* Strong data raises questions on Fed stimulus timing
* Smithfield shares soar, China's Shuanghui to buy
* SLM Corp jumps on plan to split into two companies
* Indexes off: Dow 1.1 pct; S&P 1.2 pct; Nasdaq 1 pct
U.S. stocks fell more than 1 percent on Wednesday, retreating sharply from record levels scaled recently, on concerns the U.S. Federal Reserve may start to ease up on its economy-boosting stimulus program.
The decline in equities followed a sudden move in U.S. Treasuries on expectations that the Fed will begin to pare its monetary stimulus as the U.S. economy improves.
The retreat was broad across all sectors, with telecoms and utilities stocks among the day's top decliners. The S&P telecoms sector index lost 2.2 percent and utilities sector index fell 2.1 percent.
Supportive monetary policies from central banks around the world have lifted equity markets this year, with the S&P 500 up almost 16 percent. On Tuesday, stocks soared and the Dow closed at a record high after the Bank of Japan and European Central Bank reassured investors that policies designed to boost economic growth would stay in place.
Last week, indexes fell on concerns that the program may be scaled back sooner than expected, and strong economic data on Tuesday stirred speculation that the Fed may begin tapering off its program soon. The concerns sent U.S. Treasury debt yields to their highest levels in over a year and pulled equities back from session highs.
While strong corporate earnings have also contributed to the equity market's surge in 2013, central bank stimulus has encouraged investors to add to positions as the equity market dipped, limiting extended selloffs. Any change to the stimulus program may prompt a round of profit taking.
"Market valuations are a bit above historical average valuations. (But) there continue to be numerous stocks with good growth opportunities at bargain prices," said David Brown, chief market strategist at Sabrient Systems, an independent equity research firm based in Santa Barbara, California.

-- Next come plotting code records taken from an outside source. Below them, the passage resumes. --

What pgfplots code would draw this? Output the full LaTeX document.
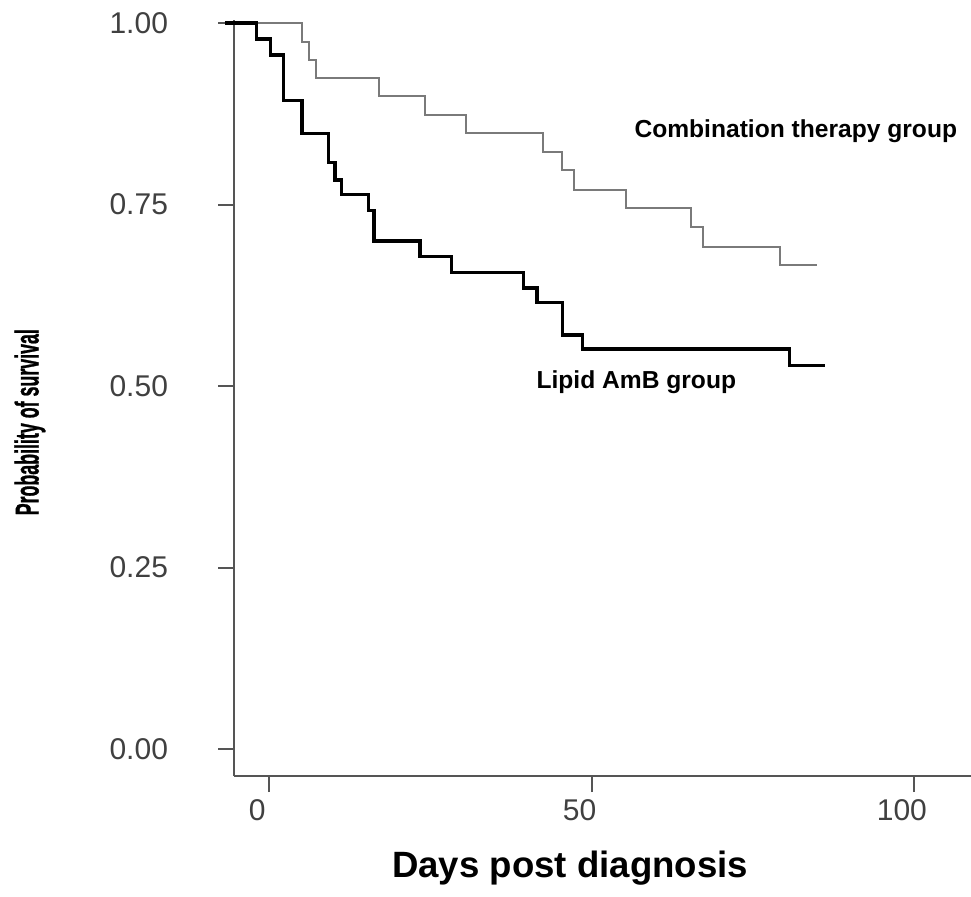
\documentclass[border=0pt]{standalone}
\usepackage{pgfplots}
\pgfplotsset{compat=1.18}
\usepackage{fontspec}
\setmainfont{Liberation Sans}
\newfontfamily\ylabfont[FakeBold=1.2]{Liberation Sans Bold}
\usepackage{graphicx}
\definecolor{axgray}{HTML}{555555}
\definecolor{curvegray}{HTML}{7A7A7A}
\begin{document}
\begin{tikzpicture}
\begin{axis}[
  scale only axis,
  width=368.5pt, height=378pt,
  xmin=-5.476, xmax=108.86,
  ymin=-0.0372, ymax=1.0041,
  clip=false,
  axis x line*=bottom, axis y line*=left,
  axis line style={axgray, line width=1pt, -},
  xtick={0,50,100}, xticklabels={0,50,100},
  ytick={0,0.25,0.5,0.75,1},
  yticklabels={0.00,0.25,0.50,0.75,1.00},
  /pgf/number format/assume math mode=true,
  tick align=outside,
  tick style={axgray, line width=1pt},
  major tick length=8pt,
  xticklabel style={font=\fontsize{15}{18}\selectfont, text=black!75, xshift=-6pt},
  yticklabel style={font=\fontsize{15}{18}\selectfont, text=black!75, xshift=-21.5pt},
  xlabel={Days post diagnosis},
  xlabel style={at={(axis description cs:0.456,-0.1217)}, anchor=center, font=\bfseries\fontsize{18.3}{22}\selectfont},
  ylabel={\scalebox{0.54}[1]{\ylabfont\fontsize{16.5}{19}\selectfont Probability of survival}},
  ylabel style={at={(axis description cs:-0.2768,0.468)}, anchor=center},
]
\addplot[const plot, curvegray, line width=1pt] coordinates {
(-6.9,1.000) (5.03,0.974) (6.2,0.949) (7.24,0.924) (17.06,0.900) (24.15,0.873)
(30.5,0.848) (42.4,0.823) (45.4,0.798) (47.3,0.770) (55.4,0.745) (65.4,0.719)
(67.3,0.692) (79.3,0.667) (84.9,0.667)
};
\addplot[const plot, black, line width=1.7pt] coordinates {
(-6.9,1.000) (-1.95,0.978) (0.22,0.956) (2.17,0.893) (5.07,0.848) (9.15,0.808)
(10.19,0.784) (11.23,0.764) (15.36,0.742) (16.24,0.700) (23.4,0.678) (28.3,0.656)
(39.4,0.635) (41.5,0.615) (45.5,0.570) (48.6,0.551) (80.7,0.528) (86.2,0.528)
};
\node[anchor=west, inner sep=0pt, font=\bfseries\fontsize{12.3}{14}\selectfont] at (axis cs:56.6,0.851) {Combination therapy group};
\node[anchor=west, inner sep=0pt, font=\bfseries\fontsize{12.3}{14}\selectfont] at (axis cs:41.4,0.5055) {Lipid AmB group};
\coordinate (bbl) at (axis cs:-41.78,-0.2025);
\coordinate (btr) at (axis cs:108.86,1.0317);
\end{axis}
\pgfresetboundingbox
\path (bbl) rectangle (btr);
\end{tikzpicture}
\end{document}
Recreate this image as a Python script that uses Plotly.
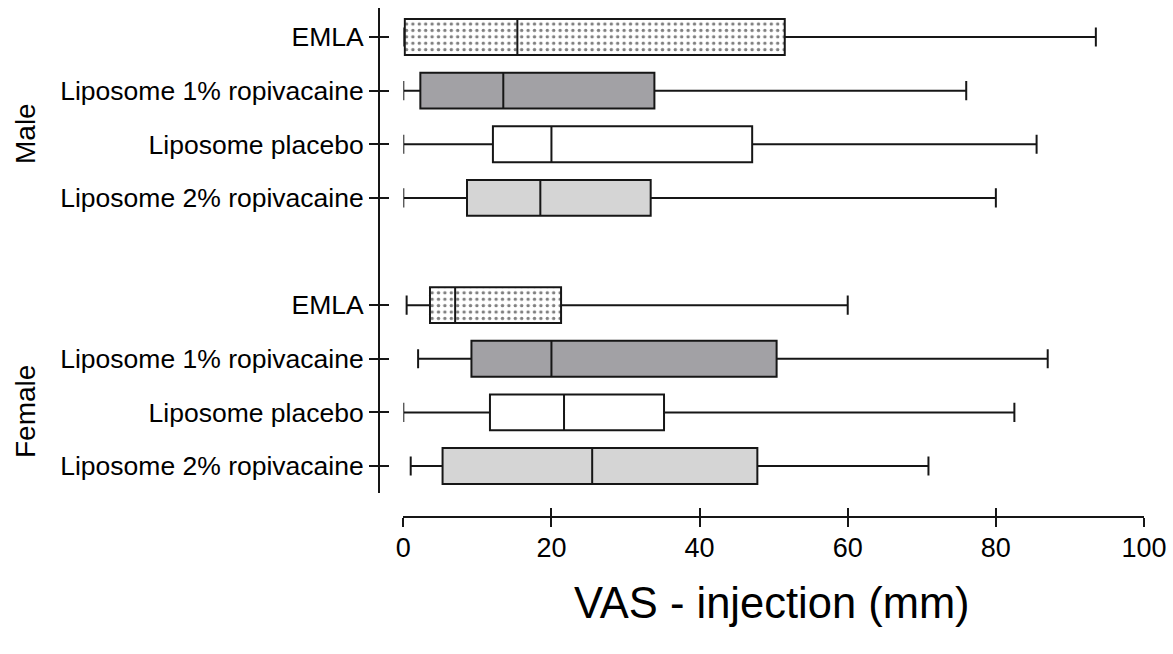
import plotly.graph_objects as go

# VAS scores at injection (mm): five-number summaries per treatment and sex
treatments = ["EMLA", "Liposome 1% ropivacaine", "Liposome placebo", "Liposome 2% ropivacaine"]
groups = ["Male", "Female"]

male_low = [0.0, 0.0, 0.0, 0.0]
male_q1 = [0.2, 2.3, 12.1, 8.6]
male_med = [15.4, 13.5, 20.0, 18.5]
male_q3 = [51.5, 33.9, 47.1, 33.4]
male_high = [93.5, 76.0, 85.5, 80.0]

female_low = [0.45, 2.0, 0.0, 1.0]
female_q1 = [3.6, 9.2, 11.7, 5.3]
female_med = [7.0, 20.0, 21.7, 25.5]
female_q3 = [21.3, 50.4, 35.2, 47.8]
female_high = [60.0, 87.0, 82.5, 70.9]

x_ticks = [0, 20, 40, 60, 80, 100]

stats = {
    "Male": (male_low, male_q1, male_med, male_q3, male_high),
    "Female": (female_low, female_q1, female_med, female_q3, female_high),
}

fills = {
    "EMLA": "white",
    "Liposome 1% ropivacaine": "#a2a1a5",
    "Liposome placebo": "white",
    "Liposome 2% ropivacaine": "#d5d5d5",
}

W, H = 1173, 654
FONT = "Liberation Sans, Arial, Helvetica, sans-serif"
INK = "#161616"
LW = 2
BOX_W = 0.67

fig = go.Figure()

tickvals, ticktext = [], []
for g, grp in enumerate(groups):
    low, q1, med, q3, high = stats[grp]
    for i, name in enumerate(treatments):
        # Male rows on top, a one-row gap, then Female rows
        pos = (len(treatments) * 2) - (g * (len(treatments) + 1) + i)
        tickvals.append(pos)
        ticktext.append(name)
        if name == "EMLA":
            # dotted fill drawn under the box outline
            fig.add_trace(go.Bar(
                y=[pos], x=[q3[i] - q1[i]], base=[q1[i]], orientation="h",
                width=BOX_W, showlegend=False, hoverinfo="skip",
                marker=dict(color="white", line=dict(width=0),
                            pattern=dict(shape=".", size=6.4, solidity=0.22,
                                         fgcolor="black", bgcolor="white")),
            ))
            fill = "rgba(0,0,0,0)"
        else:
            fill = fills[name]
        fig.add_trace(go.Box(
            y=[pos], orientation="h",
            lowerfence=[low[i]], q1=[q1[i]], median=[med[i]],
            q3=[q3[i]], upperfence=[high[i]],
            width=BOX_W, whiskerwidth=0.53,
            fillcolor=fill, line=dict(color=INK, width=LW),
            boxpoints=False, showlegend=False, name=f"{grp} {name}",
        ))

# invisible trace to bring the overlay axes (crossing tick halves) to life
fig.add_trace(go.Scatter(x=[None], y=[None], xaxis="x2", yaxis="y2",
                         showlegend=False, hoverinfo="skip"))

def px_x(p):
    return p / W

def px_y(p):
    return 1 - p / H

x_dom = [px_x(403.3), px_x(1144.0)]
y_dom = [px_y(493), px_y(8)]
row_px = 53.625
top_row = len(treatments) * 2
y_range = [0 - (493 - 466) / row_px, top_row + (37 - 8) / row_px]

common_x = dict(range=[0, 100], domain=x_dom, anchor="free", position=px_y(517),
                tickvals=x_ticks, ticklen=9, tickwidth=LW, tickcolor=INK,
                showgrid=False, zeroline=False, automargin=False, fixedrange=True)
common_y = dict(range=y_range, domain=y_dom, anchor="free", position=px_x(379),
                tickvals=tickvals, ticklen=9, tickwidth=LW, tickcolor=INK,
                showgrid=False, zeroline=False, automargin=False, fixedrange=True)

fig.update_layout(
    width=W, height=H,
    margin=dict(l=0, r=0, t=0, b=0),
    paper_bgcolor="white", plot_bgcolor="rgba(0,0,0,0)",
    font=dict(family=FONT, color="black"),
    barmode="overlay",
    xaxis=dict(**common_x, ticks="outside", showline=True, linecolor=INK, linewidth=LW,
               ticktext=[str(v) for v in x_ticks], ticklabelstandoff=-2,
               tickfont=dict(size=27, family=FONT, color="black")),
    yaxis=dict(**common_y, ticks="outside", showline=True, linecolor=INK, linewidth=LW,
               ticktext=ticktext,
               tickfont=dict(size=26.5, family=FONT, color="black")),
    xaxis2=dict(**common_x, overlaying="x", ticks="inside", showline=False,
                showticklabels=False),
    yaxis2=dict(**common_y, overlaying="y", ticks="inside", showline=False,
                showticklabels=False),
    annotations=[
        dict(text="VAS - injection (mm)", x=px_x(772), y=px_y(603), xref="paper", yref="paper",
             xanchor="center", yanchor="middle", showarrow=False,
             font=dict(size=43.5, family=FONT, color="black")),
        dict(text=groups[0], x=px_x(25), y=px_y(134), xref="paper", yref="paper",
             xanchor="center", yanchor="middle", textangle=-90, showarrow=False,
             font=dict(size=28, family=FONT, color="black")),
        dict(text=groups[1], x=px_x(25), y=px_y(412), xref="paper", yref="paper",
             xanchor="center", yanchor="middle", textangle=-90, showarrow=False,
             font=dict(size=28, family=FONT, color="black")),
    ],
)

fig.write_html("out.html")
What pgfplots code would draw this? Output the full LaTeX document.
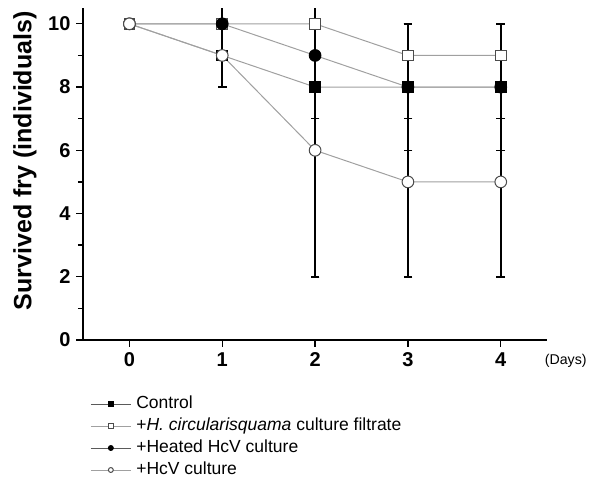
\documentclass[border=0pt]{standalone}
\usepackage{fontspec}
\setmainfont{Liberation Sans}
\usepackage{pgfplots}
\pgfplotsset{compat=1.18}
\definecolor{lgray}{RGB}{160,160,160}
\definecolor{dgray}{RGB}{90,90,90}
\begin{document}
\begin{tikzpicture}
\path[use as bounding box] (-49.8pt,-82.2pt) rectangle (310.8pt,204pt);
\begin{axis}[
  at={(0pt,0pt)}, anchor=south west,
  x=55.7pt, y=18.97pt,
  xmin=-0.5, xmax=4.5, ymin=0, ymax=10.5,
  axis x line*=bottom, axis y line*=left,
  axis line style={line width=0.9pt, black},
  xtick={0,1,2,3,4}, ytick={0,2,4,6,8,10}, minor ytick={1,3,5,7,9},
  tick align=outside, tick style={line width=0.8pt, black},
  major tick length=4pt, minor tick length=3pt,
  /pgf/number format/assume math mode=true,
  ticklabel style={font=\bfseries\fontsize{12}{14}\selectfont},
  ylabel={Survived fry (individuals)},
  ylabel style={font=\bfseries\fontsize{15}{17}\selectfont, at={(axis description cs:-0.125,0.54)}, anchor=center, rotate=0},
  xlabel={(Days)},
  xlabel style={font=\fontsize{8.5}{10}\selectfont, at={(axis description cs:1.04,0)}, anchor=center, yshift=-12.6pt},
  legend cell align=left,
  legend style={draw=none, fill=none, inner sep=0pt, row sep=3.2pt, column sep=3pt,
    at={(axis description cs:0,0)}, anchor=north west, xshift=4.2pt, yshift=-33.2pt,
    font=\fontsize{10.5}{12}\selectfont,
    nodes={inner sep=0pt, text height=7.5pt, text depth=2.5pt}},
  legend image code/.code={
    \draw[#1, mark=none] (0pt,0pt) -- (24pt,0pt);
    \path[#1, only marks, every mark/.append style={scale=0.42}] plot coordinates {(12pt,0pt)};
    \path (0pt,-2.4pt) (0pt,2.4pt);
  },
]
% error bars (drawn first, behind markers)
\addplot[draw=none, mark=none, forget plot,
  error bars/.cd, y dir=both, y explicit,
  error bar style={draw=black, line width=1pt},
  error mark options={draw=black, mark size=2.6pt, line width=0.9pt, rotate=90}]
  coordinates {
   (1,9) +- (0,1)
   (1,10) +- (0,1)
   (2,8) +- (0,6)
   (2,9) +- (0,2)
   (2,6) +- (0,4)
   (3,9) +- (0,1)
   (3,8) +- (0,2)
   (3,8.0001) +- (0,1)
   (3,5) +- (0,3)
   (4,9) +- (0,1)
   (4,8) +- (0,2)
   (4,8.0001) +- (0,1)
   (4,5) +- (0,3)
  };
\addplot[lgray, line width=0.6pt, mark=square*, mark size=3.2pt,
  mark options={draw=black, fill=black, line width=0.6pt},
  legend image post style={dgray}]
  coordinates {(0,10) (1,9) (2,8) (3,8) (4,8)};
\addlegendentry{Control}
\addplot[lgray, line width=0.6pt, mark=square*, mark size=3.2pt,
  mark options={draw=black!70, fill=white, line width=0.6pt}]
  coordinates {(0,10) (1,10) (2,10) (3,9) (4,9)};
\addlegendentry{+\textit{H. circularisquama} culture filtrate}
\addplot[lgray, line width=0.6pt, mark=*, mark size=3.5pt,
  mark options={draw=black, fill=black, line width=0.6pt},
  legend image post style={dgray}]
  coordinates {(0,10) (1,10) (2,9) (3,8) (4,8)};
\addlegendentry{+Heated HcV culture}
\addplot[lgray, line width=0.6pt, mark=*, mark size=3.5pt,
  mark options={draw=black!70, fill=white, line width=0.6pt}]
  coordinates {(0,10) (1,9) (2,6) (3,5) (4,5)};
\addlegendentry{+HcV culture}
\end{axis}
\end{tikzpicture}
\end{document}
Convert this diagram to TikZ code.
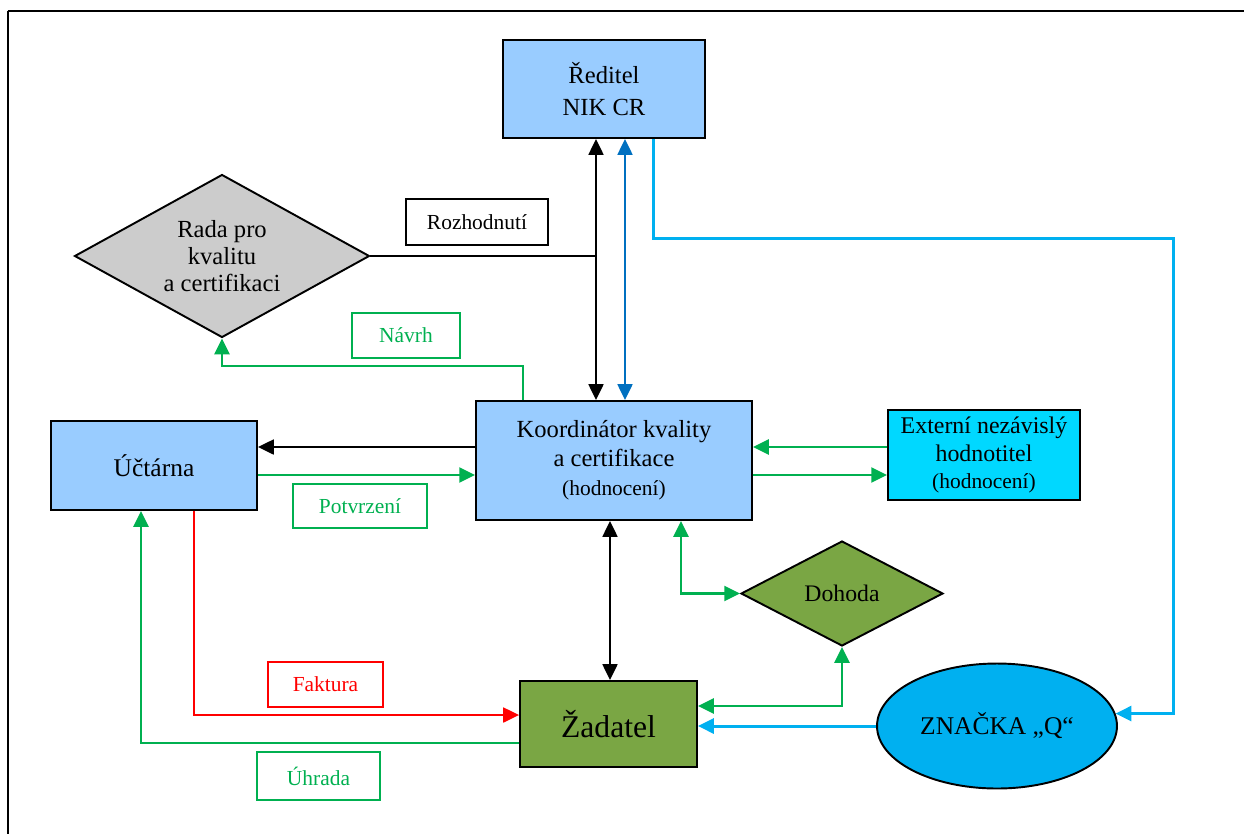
\documentclass[tikz,border=0pt]{standalone}
\usepackage{fontspec}
\setmainfont{Liberation Serif}
\usetikzlibrary{arrows.meta, shapes.geometric, positioning}

\definecolor{unitblue}{RGB}{153,204,255}
\definecolor{extcyan}{RGB}{0,216,255}
\definecolor{markblue}{RGB}{0,176,240}
\definecolor{flowgreen}{RGB}{0,176,80}
\definecolor{applgreen}{RGB}{122,166,68}
\definecolor{chiefblue}{RGB}{0,112,192}
\definecolor{boardgray}{RGB}{204,204,204}

\begin{document}
\begin{tikzpicture}[->, > = {Triangle[length=9pt, width=8.5pt]}, x = 0.02cm, y = -0.02cm, line width = 1.1pt,
	unit/.style = {draw, line width=1.1pt, fill=unitblue, align=center, inner sep=0pt, font=\fontsize{14}{16.5}\selectfont},
	tag/.style = {draw, line width=0.9pt, inner sep=0pt, font=\fontsize{12.2}{14}\selectfont},
	grn/.style = {draw=flowgreen, line width=1.4pt},
	cyanln/.style = {draw=markblue, line width=1.7pt}]

\useasboundingbox (0,0) rectangle (1244,833);
\draw[-, line width=0.9pt]	(8,845) -- (8,11);
\draw[-, line width=1.4pt]	(7.6,11) -- (1260,11);

\node[unit, minimum width=4.04cm, minimum height=1.96cm]									(reditel)	at (604,89)		{Ředitel\\[2pt]NIK CR};
\node[unit, minimum width=5.52cm, minimum height=2.38cm]									(koord)		at (614,460.5)	{Koordinátor kvality\\a certifikace\\{\fontsize{12.2}{14}\selectfont(hodnocení)}};
\node[unit, minimum width=4.12cm, minimum height=1.78cm, font=\fontsize{14.5}{17}\selectfont]	(uctarna)	at (154,465.5)	{Účtárna};
\node[unit, fill=extcyan, minimum width=3.84cm, minimum height=1.8cm, font=\fontsize{13.6}{15.5}\selectfont]	(externi)	at (984,455)	{Externí nezávislý\\hodnotitel\\{\fontsize{12.2}{14}\selectfont(hodnocení)}};
\node[unit, fill=applgreen, minimum width=3.54cm, minimum height=1.72cm, font=\fontsize{18}{20}\selectfont]	(zadatel)	at (608.5,724)	{Žadatel};
\node[unit, ellipse, fill=markblue, minimum width=4.8cm, minimum height=2.5cm, font=\fontsize{14.5}{17}\selectfont]	(znacka)	at (997,726)	{ZNAČKA „Q“};
\node[unit, diamond, shape aspect=1.8, fill=boardgray, minimum width=5.9cm, minimum height=3.26cm, font=\fontsize{14}{15.5}\selectfont]	(rada)	at (222,256)	{Rada pro\\kvalitu\\a certifikaci};
\node[unit, diamond, shape aspect=1.9, fill=applgreen, minimum width=4.04cm, minimum height=2.1cm, font=\fontsize{13.5}{15}\selectfont]	(dohoda)	at (842,593.5)	{Dohoda};

\node[tag, minimum width=2.84cm, minimum height=0.92cm]									(rozh)		at (477,222)	{Rozhodnutí};
\node[tag, draw=flowgreen, text=flowgreen, minimum width=2.16cm, minimum height=0.9cm]		(navrh)		at (406,335.5)	{Návrh};
\node[tag, draw=flowgreen, text=flowgreen, minimum width=2.68cm, minimum height=0.88cm]		(potvrzeni)	at (360,506)	{Potvrzení};
\node[tag, draw=red, text=red, minimum width=2.3cm, minimum height=0.9cm]					(faktura)	at (325.5,684.5)	{Faktura};
\node[tag, draw=flowgreen, text=flowgreen, minimum width=2.46cm, minimum height=0.96cm]		(uhrada)	at (318.5,776)	{Úhrada};

% vedeni a rada
\path	(reditel.south -| 596,0)	edge[<->]				(koord.north -| 596,0);
\path	(reditel.south -| 625,0)	edge[<->, chiefblue]	(koord.north -| 625,0);
\draw[-]	(rada.east) -- (rada.east -| 596,0);
\draw[grn]	(koord.north -| 523,0) -- (523,366) -| (rada.south);
\draw[cyanln]	(reditel.south -| 653,0) |- (1173,238) |- (znacka.6);

% uctarna a hodnotitel
\path	(koord.west |- 0,447)		edge					(uctarna.east |- 0,447);
\path	(uctarna.east |- 0,475)	edge[grn]				(koord.west |- 0,475);
\path	(externi.west |- 0,447)	edge[grn]				(koord.east |- 0,447);
\path	(koord.east |- 0,475)		edge[grn]				(externi.west |- 0,475);

% zadatel
\path	(koord.south -| 610,0)		edge[<->]				(zadatel.north -| 610,0);
\draw[grn, <->]	(koord.south -| 681,0) |- (dohoda.west);
\draw[grn, <->]	(dohoda.south) |- (zadatel.east |- 0,706);
\draw[cyanln]	(znacka.west) -- (zadatel.east |- znacka.west);
\draw[red]	(uctarna.south -| 194,0) |- (zadatel.west |- 0,715);
\draw[grn]	(zadatel.west |- 0,743) -| (uctarna.south -| 141,0);
\end{tikzpicture}
\end{document}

Brown said utilities, telecoms and consumer non-cyclicals were sectors that investors should avoid as they were considered fully priced.
The Dow Jones industrial average was down 174.79 points, or 1.13 percent, at 15,234.60. The Standard & Poor's 500 Index was down 19.49 points, or 1.17 percent, at 1,640.57. The Nasdaq Composite Index was down 36.40 points, or 1.04 percent, at 3,452.49.
The benchmark 10-year U.S. Treasury note was up 5/32, with the yield at 2.1492 percent.
Cyclical companies, closely tied to the pace of economic growth, have been volatile amid the uncertainty over how long the Fed will continue its stimulus measures.
U.S. Steel Corp fell 2.6 percent to $17.99 and Cliffs Natural Resources lost more than 7 percent to $18.65.
In company news, Smithfield Foods surged 25 percent to $32.48 after China's Shuanghui Group agreed to buy the company for $34 a share.
SLM Corp rose 4.7 percent to $24.06 as the S&P's biggest percentage gainer after the student loan provider said it would split the company into two publicly traded entities and named John Remondi its chief executive officer.
Trina Solar Ltd slumped 13.5 percent to $5.87 after reporting its seventh straight quarterly loss.
Apple Inc Chief Executive Tim Cook said late Wednesday he expected the tech giant to release "several more game changers," hinting that wearable computers could be among them. Shares edged 0.4 percent higher to $442.94.